- The Washington Times - Tuesday, May 16, 2000

Mayor Anthony A. Williams and the District of Columbia Council took at least one meaningful step closer yesterday to reaching an agreement on the city's $4.8 billion budget but are still far apart on the crucial issue of what to do with tobacco funds.

Mr. Williams and council members emerged from a more-than-two-hour meeting yesterday afternoon, seemingly upbeat about prospects that the city could have a consensus budget to submit to the financial control board and ultimately Congress by the June 15 deadline. However, the two sides remained at odds on how the city will use millions of dollars it expects as payment in the first two years of the tobacco-company settlement.

"I thought we made some progress on the basic budget," Mr. Williams said. "I think there is emerging agreement that this exchange of letters with Sen. [Kay Bailey] Hutchison … frees up $150 million in budget authority each year now into the future.

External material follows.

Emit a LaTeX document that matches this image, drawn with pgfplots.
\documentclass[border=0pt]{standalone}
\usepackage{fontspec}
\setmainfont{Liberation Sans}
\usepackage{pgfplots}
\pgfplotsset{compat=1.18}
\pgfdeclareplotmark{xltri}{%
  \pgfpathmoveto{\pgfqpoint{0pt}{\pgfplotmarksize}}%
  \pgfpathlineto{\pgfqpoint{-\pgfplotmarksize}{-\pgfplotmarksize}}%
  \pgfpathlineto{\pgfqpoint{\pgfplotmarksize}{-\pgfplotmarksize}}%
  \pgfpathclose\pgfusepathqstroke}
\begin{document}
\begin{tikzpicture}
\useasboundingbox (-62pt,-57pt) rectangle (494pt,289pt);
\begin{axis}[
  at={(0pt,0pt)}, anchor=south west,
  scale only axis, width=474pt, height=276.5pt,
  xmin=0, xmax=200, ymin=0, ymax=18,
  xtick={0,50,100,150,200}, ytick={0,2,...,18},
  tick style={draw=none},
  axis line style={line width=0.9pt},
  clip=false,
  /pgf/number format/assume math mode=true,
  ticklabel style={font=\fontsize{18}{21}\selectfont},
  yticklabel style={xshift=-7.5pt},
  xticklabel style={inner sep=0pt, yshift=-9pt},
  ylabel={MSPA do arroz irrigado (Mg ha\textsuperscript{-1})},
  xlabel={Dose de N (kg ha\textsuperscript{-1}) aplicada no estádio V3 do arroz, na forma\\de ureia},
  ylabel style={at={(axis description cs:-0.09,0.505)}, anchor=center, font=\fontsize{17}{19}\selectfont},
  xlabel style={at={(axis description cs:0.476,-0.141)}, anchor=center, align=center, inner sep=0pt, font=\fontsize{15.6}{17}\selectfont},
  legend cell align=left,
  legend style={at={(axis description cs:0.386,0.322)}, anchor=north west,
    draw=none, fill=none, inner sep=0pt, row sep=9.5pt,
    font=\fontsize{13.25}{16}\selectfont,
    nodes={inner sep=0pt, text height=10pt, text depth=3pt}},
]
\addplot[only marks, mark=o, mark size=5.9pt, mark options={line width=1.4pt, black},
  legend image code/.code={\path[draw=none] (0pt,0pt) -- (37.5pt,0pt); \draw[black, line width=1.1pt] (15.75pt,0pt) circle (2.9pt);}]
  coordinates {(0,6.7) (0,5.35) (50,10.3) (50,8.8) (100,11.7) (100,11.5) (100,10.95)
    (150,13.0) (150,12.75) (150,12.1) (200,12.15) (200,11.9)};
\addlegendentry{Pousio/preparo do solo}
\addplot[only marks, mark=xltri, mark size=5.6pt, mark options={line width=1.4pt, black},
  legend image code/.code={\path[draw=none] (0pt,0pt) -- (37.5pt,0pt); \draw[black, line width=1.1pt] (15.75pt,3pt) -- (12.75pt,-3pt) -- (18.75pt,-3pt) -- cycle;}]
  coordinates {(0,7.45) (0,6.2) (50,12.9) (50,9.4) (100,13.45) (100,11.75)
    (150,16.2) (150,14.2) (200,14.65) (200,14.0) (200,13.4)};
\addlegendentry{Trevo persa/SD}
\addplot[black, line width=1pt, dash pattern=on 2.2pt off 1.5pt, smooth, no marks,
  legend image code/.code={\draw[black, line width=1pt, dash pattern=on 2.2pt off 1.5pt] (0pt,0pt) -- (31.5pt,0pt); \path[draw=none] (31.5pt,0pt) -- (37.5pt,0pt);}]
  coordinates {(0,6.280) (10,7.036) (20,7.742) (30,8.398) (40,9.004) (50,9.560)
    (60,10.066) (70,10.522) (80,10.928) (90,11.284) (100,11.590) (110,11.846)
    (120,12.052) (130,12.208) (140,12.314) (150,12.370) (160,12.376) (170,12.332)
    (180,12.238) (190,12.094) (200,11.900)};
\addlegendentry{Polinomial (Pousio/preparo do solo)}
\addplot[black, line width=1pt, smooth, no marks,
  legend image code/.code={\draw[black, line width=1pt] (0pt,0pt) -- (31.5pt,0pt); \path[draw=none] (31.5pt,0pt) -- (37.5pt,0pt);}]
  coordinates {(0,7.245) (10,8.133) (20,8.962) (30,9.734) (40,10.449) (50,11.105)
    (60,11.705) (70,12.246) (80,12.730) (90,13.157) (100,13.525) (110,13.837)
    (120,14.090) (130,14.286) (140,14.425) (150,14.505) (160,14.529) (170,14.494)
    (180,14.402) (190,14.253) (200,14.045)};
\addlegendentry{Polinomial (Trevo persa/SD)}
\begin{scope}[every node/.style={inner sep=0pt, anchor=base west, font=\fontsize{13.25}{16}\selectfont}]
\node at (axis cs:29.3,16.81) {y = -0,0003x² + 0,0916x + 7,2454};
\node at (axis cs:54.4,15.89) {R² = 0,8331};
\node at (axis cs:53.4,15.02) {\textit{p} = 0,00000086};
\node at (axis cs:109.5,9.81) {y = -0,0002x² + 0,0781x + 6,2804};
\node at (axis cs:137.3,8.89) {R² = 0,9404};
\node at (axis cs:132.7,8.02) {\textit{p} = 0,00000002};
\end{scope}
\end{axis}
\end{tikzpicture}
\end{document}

"On the tobacco fund, I think there's still some disagreement," he said.

Last Monday, Mrs. Hutchison, Texas Republican and chairman of the Senate Appropriations subcommittee on the District, sent written confirmation to Mr. Williams clarifying that the city does not have to add $150 million to its reserve fund each year, but must keep a $150 million balance in reserve. The council held that the city shouldn't rush to spend the rainy-day reserve funds.

Yesterday, the two sides agreed that the city can spend some of its $132 million reserve account on services and programs, but only on a contingency basis. The chief financial officer first must verify that the city will not need the emergency funds before the fiscal year ends Sept. 30.

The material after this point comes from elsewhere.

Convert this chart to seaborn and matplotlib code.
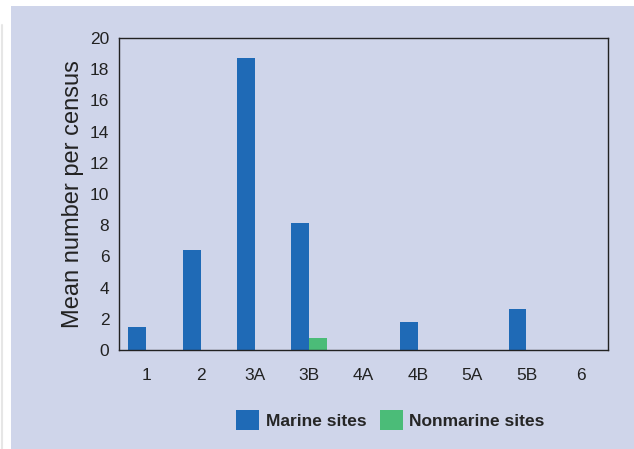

Yesterday's agreement removes one of two big obstacles in the budget process, and the consensus is a far cry from a testy exchange of letters last week, when Mr. Williams said he would veto a council budget.

In a letter to council Chairman Linda Cropp, at-large Democrat, Mr. Williams initially threatened to veto any budget that does not commit $100 million of the city's reserve fund to improving the infrastructure and services to residents, or fails to designate 65 percent of the city's first two installments of the tobacco settlement for health and education.

Although the reserve-fund issue is solved, the two sides are no closer to an agreement on whether to spend most of the tobacco funds. No meetings are scheduled between the mayor and council before the first of two votes Friday.

"What I will recommend right now is 75 percent [of the tobacco funds] for saving and 25 percent for spending," Mrs. Cropp said about Friday's vote.

Before the meeting, Jack Evans, Ward 2 Democrat, said both sides have "drawn some real lines in the sand," and one side will have to move if anything is to get done.

"I'm looking at a bigger picture than the mayor," Mr. Evans said following the meeting with Mr. Williams. "The mayor is still wedded to the idea of spending most of the tobacco fund.

"The economy will not remain strong forever … . Why not take it and invest?" Mr. Evans said.

But Mr. Williams remained firm in wanting to spend the funds on health care and charter schools, "to equalize the benefit for a generation of children today versus a generation of children in the future."

"I welcome the council's interests of trying to stabilize our finances," Mr. Williams said after yesterday's meeting. "But I think there are other ways to do that other than creating this huge fund when we have some real needs now."

The tobacco settlement stems from a nationwide legal effort to force six major cigarette manufacturers to reimburse states and the District for the health care costs incurred because of smoking-related illnesses. The District expects to receive more than $48.9 million this year and $1.2 billion overall in tobacco money over 25 years.

The council was supposed to vote on the budget today, but the vote was delayed after the council and the mayor failed to reach a consensus during a two-hour meeting last week. Yesterday's session lent itself to more tempered responses from the mayor and council members.

"I think we left the meeting with the idea that we will listen to each other and that's important," Mrs. Cropp said.